The Safe Harbor provides a sense of legal certainty to issuers, seeing as article 5 of MAR sets out clearly defined requirements which equity buy-back programs (and stabilization measures) must meet. Accordingly, where the requirements set out in article 5 of MAR are met, Issuers are alleviated of the possibility of being accused of breaching the insider dealing or market manipulation provisions of MAR with respect to the program concerned; However, non-compliance with said requirements does not automatically imply a definite breach of the prohibitions either. In fact, in the case of non-compliance with the conditions of article 5 of MAR, for instance where the buy-back program concerns bonds and not equity securities, the MFSA’s circular clarifies that the program must be examined independently in accordance with the prohibitions. under MAR relating to insider dealing and market manipulation in order to ensure that no breach has taken place.
With this vein, it is important for Issuers to be aware of the conditions under MAR which apply in the context of buy-back programs (as well as those regulatory technical standards set out in Commission Delegated Regulation (EU) 2016/1052 (the “Delegated Regulation”)), So as to ensure that (i) the Safe Harbor benefits apply to a buy-back program implemented by the Issuer or (ii) even though the particular buy-back does not fall within the scope of article 5 of MAR, such as in the case of bond buy-backs, the program nonetheless meets the conditions outlined in article 5 of MAR to the extent possible, and therefore, has the effect of demonstrating that the prohibitions under MAR relating to insider dealing and market manipulation have not. been breached.

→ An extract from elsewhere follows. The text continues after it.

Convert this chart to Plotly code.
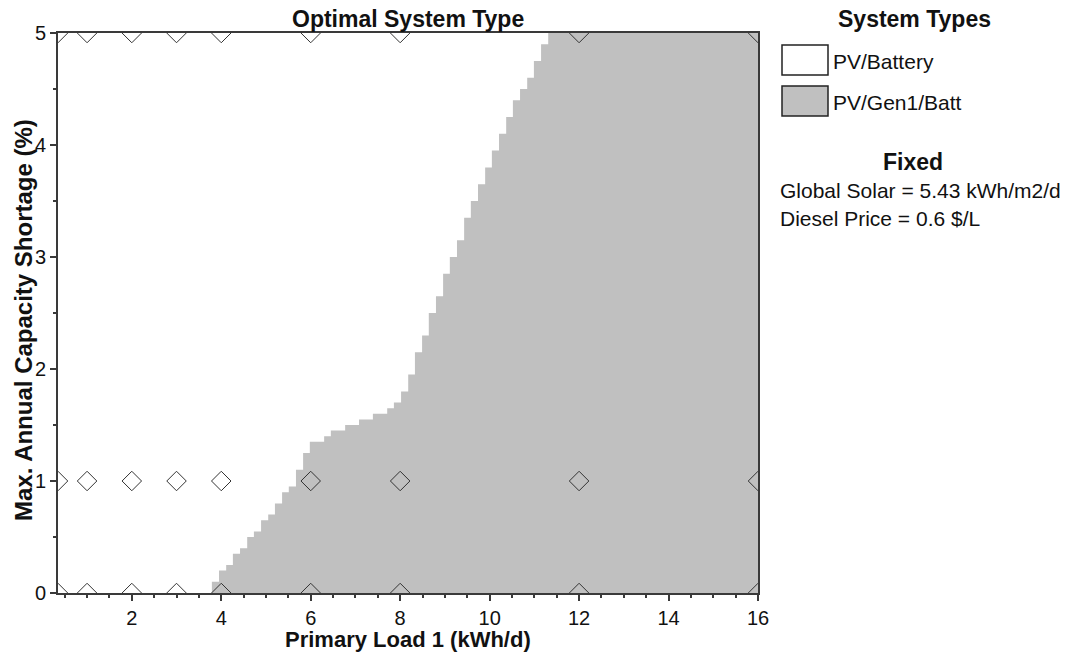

The key take-aways from the MFSA’s circular include (i) the MFSA’s expectation of Issuers to ensure compliance with the conditions and requirements in terms of MAR and the Delegated Regulation in order to benefit from the Safe Harbor, and this even in scenarios which fall out of scope of article 5 of MAR (although, only to the extent that this is possible in the particular scenario); (ii) the MFSA’s expectation of Issuers to respect the general transparency requirements of the MFSA even in situations where Issuers deviate from the requirements of the Safe Harbor and the Delegated Regulation; and (iii) the intention of the MFSA to engage with Issuers which are subject to the obligations contained in MAR, and the expectation of the MFSA in this respect that Issuers are able to explain and substantiate with information and documents, full and proper adherence with MAR in its entirety, prior, during and following the buy-back program.